6. Larry Fedora, North Carolina
The curtain is about to be pulled back on Fedora, who’ll be facing the stiffest challenge of his coaching career. He was modestly successful in four years at Southern Miss, parlaying last year’s 12-2 mark and Conference USA championship into a significant promotion to the ACC. One of the games bright young offensive minds brings to Chapel Hill the most innovative playbook that the locals have ever seen. Excitement follows Fedora wherever he lands. Heavily-sanctioned Carolina, though, will be his decisive assignment. Piling up the numbers and playing in mediocre bowl games won’t cut it. No, he was hired to bring a league title to a school that hasn’t captured one since 1980.
Hot Seat Status: Check back in two years. Fedora gets an early pass, especially since his debut will be saddled with NCAA baggage.
5. Dabo Swinney, Clemson
There are mixed feelings regarding Swinney at Clemson. On the one hand, he’s the head coach of the reigning ACC champs, and an outstanding procurer of talent. On the other, he’s just 29-19 overall in three-plus seasons, and he’s not among the league’s best in-game managers. Oh, and then there’s the issue of last year’s finish, a 2-4 close capped by the 70-33 Orange Bowl debacle. The youthful energy that Swinney brings to Clemson is somewhat offset by concerns within the fan base that he might be in over his head at a big-time program. To his credit, he’s surrounded himself with two solid coordinators, Chad Morris and Brent Venables, who can make a coach look better.

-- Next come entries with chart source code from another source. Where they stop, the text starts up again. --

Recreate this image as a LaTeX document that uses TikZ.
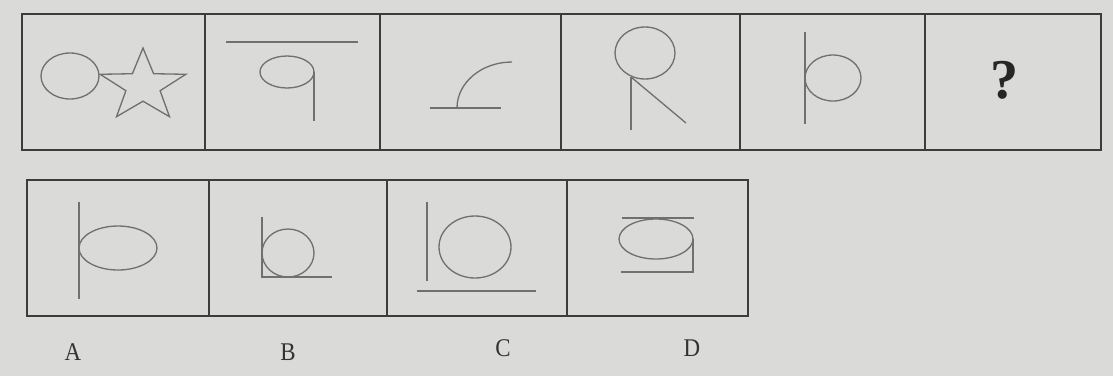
\documentclass[tikz,border=0pt]{standalone}
\usepackage{fontspec}
\setmainfont{Liberation Serif}
\definecolor{Paper}{HTML}{DADAD8}
\definecolor{Frame}{HTML}{3C3C3C}
\definecolor{Pencil}{HTML}{707070}

\begin{document}
\begin{tikzpicture}[
    x=0.02cm, y=-0.02cm,
    frame/.style={draw=Frame, line width=1.1pt},
    figline/.style={draw=Pencil, line width=0.75pt},
    optlabel/.style={font=\fontsize{14.5}{14.5}\selectfont, text=black!80, inner sep=0pt, xscale=0.9}
  ]
  \fill[Paper] (0,0) rectangle (1113,376);

  % question row
  \draw[frame] (22,14) rectangle (1101,150);
  \foreach \x in {205,380,561,740,925}
    \draw[frame] (\x,14) -- (\x,150);

  % answer row
  \draw[frame] (27,180) rectangle (748,316);
  \foreach \x in {209,387,567}
    \draw[frame] (\x,180) -- (\x,316);

  % 1: circle + star
  \draw[figline] (70,76) ellipse [x radius=29, y radius=23];
  \draw[figline] (143,48) -- (132.4,73.7) -- (100.2,74.3) -- (125.9,90.7)
    -- (116.5,116.7) -- (143,101.2) -- (169.5,116.7) -- (160.1,90.7)
    -- (185.8,74.3) -- (153.6,73.7) -- cycle;

  % 2
  \draw[figline] (226,42) -- (358,42);
  \draw[figline] (287,72) ellipse [x radius=27, y radius=16];
  \draw[figline] (314,72) -- (314,121);

  % 3
  \draw[figline] (430,108) -- (501,108);
  \draw[figline] (457,108) .. controls (457,82.6) and (481.6,62) .. (512,62);

  % 4
  \draw[figline] (645,53) ellipse [x radius=30, y radius=26];
  \draw[figline] (631,77) -- (631,130);
  \draw[figline] (631,77) -- (686,123);

  % 5
  \draw[figline] (805,32) -- (805,124);
  \draw[figline] (833,78) ellipse [x radius=28, y radius=23];

  % 6
  \node[font=\fontsize{32}{32}\selectfont\bfseries, text=black!85] (ask) at (1005,80) {?};

  % options
  \draw[figline] (79,202) -- (79,299);
  \draw[figline] (118,248) ellipse [x radius=39, y radius=22];

  \draw[figline] (262,217) -- (262,277) -- (332,277);
  \draw[figline] (288,253) ellipse [x radius=26, y radius=24];

  \draw[figline] (427,202) -- (427,281);
  \draw[figline] (417,291) -- (536,291);
  \draw[figline] (475,247) ellipse [x radius=36, y radius=31];

  \draw[figline] (622,218) -- (694,218);
  \draw[figline] (656,239) ellipse [x radius=37, y radius=20];
  \draw[figline] (693,239) -- (693,272) -- (621,272);

  \node[optlabel] (labA) at (73,352) {A};
  \node[optlabel] (labB) at (288,352) {B};
  \node[optlabel] (labC) at (503,348) {C};
  \node[optlabel] (labD) at (692,348) {D};
\end{tikzpicture}
\end{document}
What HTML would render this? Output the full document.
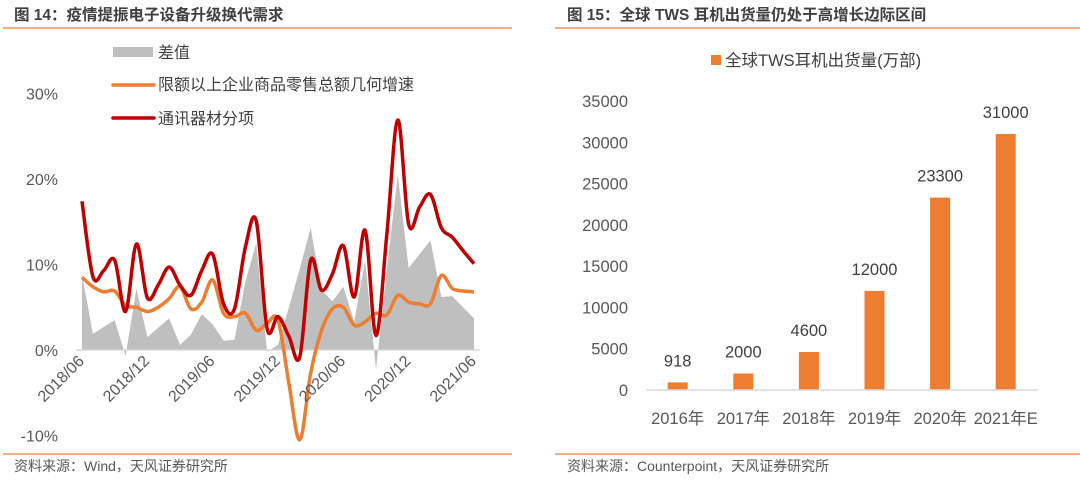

Hot Seat Status: Much safer than a year ago, but he’s not out of the woods. If Clemson underachieves, a la 2010, he’ll be back under the microscope entering 2013.
4. Paul Johnson, Georgia Tech
The biggest knock on Johnson is that he comes prepackaged with the triple-option offense, which is going to turn off some schools and some recruits. His results, though, stand on their own. Whether it’s been Georgia Southern, Navy or Georgia Tech, the guy has always won a ton of games, and vexed defenses with his system. In fact, in 15 seasons as a head coach, his teams have finished below .500 just twice. In only his second year on the Flats, the Yellow Jackets represented the ACC in the Orange Bowl as conference champs. His system may be an acquired taste, but it still works in an age of spread offenses and freewheeling passing games. Johnson has yet to touch a program he’s been unable to elevate, making him an appealing candidate for openings.
Hot Seat Status: While Johnson is on solid footing, he doesn’t quite have the key to the city. He’s 0-4 in bowl games, 1-3 versus Georgia and just 15-14 since the tail end of the 2009 season.
3. Mike London, Virginia
London may be just two years into his Cavaliers tenure, but he’s already one of the rising young stars of the coaching ranks. Practically overnight, he’s infused new life into a program that had been wallowing under Al Groh. He’s a terrific recruiter, a must to be successful at this level, quickly earns the respect of his players and is an outstanding defensive tactician. The fact that Virginia was in the 2011 Coastal Division hunt until the final weekend of the regular season had an awful lot to do with London’s ability to maximize the talent around him. At the age of 51, he’s in his coaching prime, and has already won a national championship while at Richmond. At the current pace, he’ll perennially be on AD’s short lists of coaching candidates.
Hot Seat Status: At least for the next few years, if London leaves Charlottesville, it’ll be his decision, not the administration’s. Virginia’s biggest concern will be keeping him on the payroll.
2. Al Golden, Miami
Golden surely lost some followers a year ago, which is too bad. Not long ago, he was one of the up-and-comers in the ranks, which should not change because he grabbed the reigns of an overrated Miami program that was besieged with scandal and NCAA scrutiny. Jumping the gun on Golden is a huge mistake. He’s the same guy who did the impossible for five years in Philly, guiding perennial doormat Temple to back-to-back winning seasons. The Owls’ bowl win in 2011 and subsequent invitation to return to the Big East had the previous regime’s fingerprint all over them. The guy can spot talent, coach it up and make sure that it never becomes complacent or veers off course. He’s a tireless worker, who at the age of 42 has the full tank of gas needed to be a 12-months-a year head coach.
Hot Seat Status: Golden inherited a tough situation, but at Miami patience will be exercised for only so long. After going 6-6, he needs to raise the bar before seriously contending for an ACC title in 2013 in order to keep critics from chirping. It should surprise no one if he’s still in South Florida five years from now.
1. Jimbo Fisher, Florida State
While the return to glory of the Seminoles has taken a little longer than hoped, it’s way too early to become frustrated with Fisher. Yeah, Florida State is still waiting to capture its first ACC championship since 2005, but patience is recommended because the program has found the right man to lead it back up the mountain. Fisher has a high ceiling in the profession, and at 46, still in the early stages of his evolution on the sidelines. In terms of X’s and O’s, he does a nice job with the offense, while delegating to the defensive staff without any ego. During the offseason, he’s brought more structure and accountability to the ‘Noles. On Signing Day, few are better. Fisher has procured the necessary talent in Tallahassee. Now he has to go out and parlay those players into titles.
Hot Seat Status: The Seminoles have their man, but Fisher is in no position to get complacent. His 2011 team was a big disappointment, playing in the Champs Sports Bowl in a year that talk of a National Championship run swirled in the air. There’ll be increased hand-wringing if he doesn’t win the ACC in 2012.